[Charles François Gounod]
(1818-1893)
THE composer of "Faust" was born in Paris, June 17, 1818. His father had, in 1783, won the second prix de Rome for painting at the École des Beaux Arts. In 1837, the son won the second prix de Rome for music, and two years later captured the grand prix de Rome, by twenty-five votes out of twenty-seven, at the Paris Conservatoire. His instructors there had been Reicha in harmony, Halévy in counterpoint and fugue, and Leseur in composition.
Gounod's first works, in Rome and after his return from there, were religious. At one time he even thought of becoming an abbé, and on the title-page of one of his published works he is called Abbé Charles Gounod. A performance of his "Messe Solenelle" in London evoked so much praise from both English and French critics that the Grand Opéra commissioned him to write an opera. The result was "Sapho," performed April 16, 1851, without success. It was his "Faust" which gave him European fame. "Faust" and his "Roméo et Juliette" (both of which see) suffice for the purposes of this book, none of his other operas having made a decided success.
"La Rédemption," and "Mors et Vita," Birmingham, England, 1882 and 1885, are his best-known religious compositions. They are "sacred trilogies." Gounod died, Paris, October 17, 1893.

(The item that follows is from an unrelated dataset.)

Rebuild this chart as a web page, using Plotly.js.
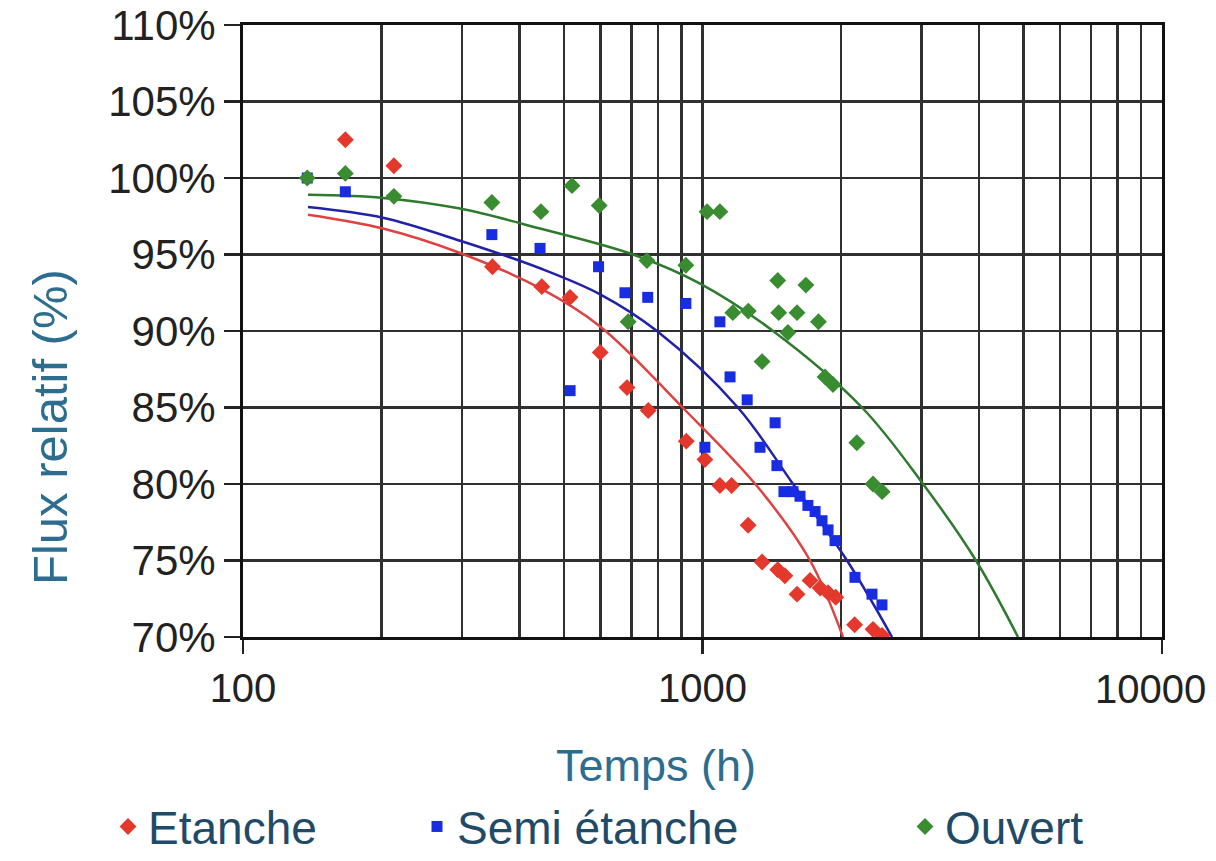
<!DOCTYPE html>
<html>
<head>
<meta charset="utf-8">
<script src="https://cdn.plot.ly/plotly-3.0.1.min.js"></script>
<style>html,body{margin:0;padding:0;background:#fff;}#chart{width:1216px;height:861px;}</style>
</head>
<body>
<div id="chart"></div>
<script>
// ---- Data (hours, relative flux in %) ----
const etancheX = [167, 213, 349, 447, 515, 599, 685, 762, 922, 1012, 1091, 1157, 1257, 1348, 1458, 1511, 1606, 1714, 1803, 1876, 1950, 2143, 2350, 2460];
const etancheY = [102.5, 100.8, 94.2, 92.9, 92.2, 88.6, 86.3, 84.8, 82.8, 81.6, 79.9, 79.9, 77.3, 74.9, 74.4, 74.0, 72.8, 73.7, 73.2, 72.9, 72.6, 70.8, 70.5, 70.1];

const semiX = [138, 167, 348, 443, 515, 594, 678, 760, 920, 1091, 1148, 1251, 1012, 1439, 1334, 1452, 1504, 1574, 1630, 1696, 1758, 1820, 1876, 1943, 2147, 2338, 2458];
const semiY = [100.0, 99.1, 96.3, 95.4, 86.1, 94.2, 92.5, 92.2, 91.8, 90.6, 87.0, 85.5, 82.4, 84.0, 82.4, 81.2, 79.5, 79.5, 79.2, 78.6, 78.2, 77.6, 77.0, 76.3, 73.9, 72.8, 72.1];

const ouvertX = [138, 167, 213, 348, 445, 520, 596, 757, 920, 1023, 1091, 689, 1164, 1258, 1458, 1465, 1606, 1679, 1788, 1534, 1348, 1848, 1923, 2167, 2350, 2460];
const ouvertY = [100.0, 100.3, 98.8, 98.4, 97.8, 99.5, 98.2, 94.6, 94.3, 97.8, 97.8, 90.6, 91.2, 91.3, 93.3, 91.2, 91.2, 93.0, 90.6, 89.9, 88.0, 87.0, 86.5, 82.7, 80.0, 79.5];

// ---- Trend curves ----
const etancheFitX = [138.5, 201.6, 296.8, 442.9, 598.7, 904.8, 1319, 1714, 2022];
const etancheFitY = [97.6, 96.7, 95.1, 92.8, 90.3, 85.0, 79.8, 75.0, 70.0];

const semiFitX = [138.5, 201.6, 296.8, 442.9, 598.7, 796, 1194, 1574, 2063, 2585];
const semiFitY = [98.1, 97.4, 95.9, 94.1, 92.4, 90.0, 85.0, 80.0, 75.0, 70.0];

const ouvertFitX = [138.5, 201.6, 296.8, 442.9, 706, 988, 1424, 2224, 3020, 3937, 4860];
const ouvertFitY = [98.9, 98.7, 98.0, 96.7, 95.0, 93.1, 90.0, 85.0, 80.0, 75.0, 70.0];

const xMajorTicks = [100, 1000, 10000];
const xMajorLabels = ['100', '1000', '10000'];
const xMinorTicks = [200, 300, 400, 500, 600, 700, 800, 900, 2000, 3000, 4000, 5000, 6000, 7000, 8000, 9000];
const yTicks = [70, 75, 80, 85, 90, 95, 100, 105, 110];
const yTickLabels = ['70%', '75%', '80%', '85%', '90%', '95%', '100%', '105%', '110%'];

const seriesNames = ['Etanche', 'Semi étanche', 'Ouvert'];
const xTitle = 'Temps (h)';
const yTitle = 'Flux relatif (%)';

// ---- Styles ----
const RED = 'rgb(228,56,44)', BLUE = 'rgb(24,44,226)', GREEN = 'rgb(58,140,48)';
const RED_L = 'rgb(222,66,66)', BLUE_L = 'rgb(34,34,168)', GREEN_L = 'rgb(46,122,46)';
const FONT = 'Liberation Sans, Arial, sans-serif';
const TITLE_C = '#2d6d8f', LEG_C = '#1f4b68', GRID_C = '#303030', TICK_C = '#222';

const traces = [
  {x: etancheFitX, y: etancheFitY, mode: 'lines', line: {color: RED_L, width: 2.5, shape: 'spline', smoothing: 1}, showlegend: false, hoverinfo: 'skip'},
  {x: semiFitX, y: semiFitY, mode: 'lines', line: {color: BLUE_L, width: 2.5, shape: 'spline', smoothing: 1}, showlegend: false, hoverinfo: 'skip'},
  {x: ouvertFitX, y: ouvertFitY, mode: 'lines', line: {color: GREEN_L, width: 2.5, shape: 'spline', smoothing: 1}, showlegend: false, hoverinfo: 'skip'},
  {x: etancheX, y: etancheY, name: seriesNames[0], legend: 'legend', mode: 'markers', marker: {symbol: 'diamond', size: 13, color: RED}},
  {x: semiX, y: semiY, name: seriesNames[1], legend: 'legend2', mode: 'markers', marker: {symbol: 'square', size: 11, color: BLUE}},
  {x: ouvertX, y: ouvertY, name: seriesNames[2], legend: 'legend3', mode: 'markers', marker: {symbol: 'diamond', size: 13, color: GREEN}}
];

function legendAt(px) {
  return {
    orientation: 'h', xref: 'container', yref: 'container',
    x: px / 1216, xanchor: 'left', y: 0.04, yanchor: 'middle',
    font: {size: 46, color: LEG_C, family: FONT},
    bgcolor: 'rgba(0,0,0,0)', borderwidth: 0
  };
}

// the last x label is placed as an annotation so it stays inside the picture
const shownXLabels = xMajorLabels.map((t, i) => i === xMajorLabels.length - 1 ? '' : t);

const layout = {
  width: 1216, height: 861,
  margin: {l: 243, r: 54, t: 25, b: 224},
  paper_bgcolor: '#fff', plot_bgcolor: '#fff',
  font: {family: FONT, color: TICK_C},
  xaxis: {
    type: 'log', range: [2, 4],
    tickmode: 'array', tickvals: xMajorTicks, ticktext: shownXLabels,
    ticks: 'outside', ticklen: 14, tickwidth: 2.5, tickcolor: TICK_C,
    tickfont: {size: 40, color: TICK_C, family: FONT},
    showgrid: true, gridcolor: GRID_C, gridwidth: 2.5,
    minor: {tickmode: 'array', tickvals: xMinorTicks, showgrid: true, gridcolor: GRID_C, gridwidth: 2.5, ticks: ''},
    showline: true, linecolor: '#111', linewidth: 3, mirror: true,
    zeroline: false
  },
  yaxis: {
    range: [70, 110],
    tickmode: 'array', tickvals: yTicks, ticktext: yTickLabels,
    ticks: 'outside', ticklen: 16, tickwidth: 2.5, tickcolor: TICK_C,
    tickfont: {size: 42, color: TICK_C, family: FONT},
    showgrid: true, gridcolor: GRID_C, gridwidth: 2.5,
    showline: true, linecolor: '#111', linewidth: 3, mirror: true,
    zeroline: false
  },
  annotations: [
    {text: xMajorLabels[xMajorLabels.length - 1], xref: 'x', yref: 'paper',
     x: Math.log10(xMajorTicks[xMajorTicks.length - 1]), y: -(689 - 637) / 612,
     xanchor: 'right', yanchor: 'middle', xshift: 46, showarrow: false,
     font: {size: 40, color: TICK_C, family: FONT}},
    {text: xTitle, xref: 'paper', yref: 'paper', x: (656 - 243) / 919, y: -(765 - 637) / 612,
     xanchor: 'center', yanchor: 'middle', showarrow: false,
     font: {size: 45, color: TITLE_C, family: FONT}},
    {text: yTitle, xref: 'paper', yref: 'paper', x: -(243 - 50) / 919, y: (637 - 427) / 612,
     xanchor: 'center', yanchor: 'middle', showarrow: false, textangle: -90,
     font: {size: 49, color: TITLE_C, family: FONT}}
  ],
  legend: legendAt(108),
  legend2: legendAt(417),
  legend3: legendAt(905)
};

Plotly.newPlot('chart', traces, layout, {displayModeBar: false, staticPlot: true});
</script>
</body>
</html>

In Dr. Theodore Baker's Biographical Dictionary of Musicians Gounod's merits as a composer are summed up as follows: "Gounod's compositions are of highly poetic order, more spiritualistic than realistic; in his finest lyrico-dramatic moments he is akin to Weber, and his modulation even reminds of Wagner; his instrumentation and orchestration are frequently original and masterly." These words are as true today as when they were written, seventeen years ago.
FAUST
Opera, in five acts, by Gounod; words by Barbier and Carré. Produced, Théâtre Lyrique, Paris, March 19, 1859, with Miolan-Carvalho as Marguerite; Grand Opéra, Paris, March 3, 1869, with Christine Nilsson as Marguerite, Colin as Faust, and Faure as Méphistophélès. London, Her Majesty's Theatre, June 11, 1863; Royal Italian Opera, Covent Garden, July 2, 1863, in Italian, as "Faust e Margherita"; Her Majesty's Theatre, January 23, 1864, in an English version by Chorley, for which, Santley being the Valentine, Gounod composed what was destined to become one of the most popular numbers of the opera, "Even bravest heart may swell" ("Dio possente"). New York, Academy of Music, November 26, 1863, in Italian, with Clara Louise Kellogg (Margherita), Henrietta Sulzer (Siebel), Fanny Stockton (Martha), Francesco Mazzoleni (Faust), Hannibal Biachi (Méphistophélès), G. Yppolito (Valentine), D. Coletti (Wagner). Metropolitan Opera House, opening night, October 22, 1883, with Nilsson, Scalchi, Lablache, Campanini, Novara, Del Puente.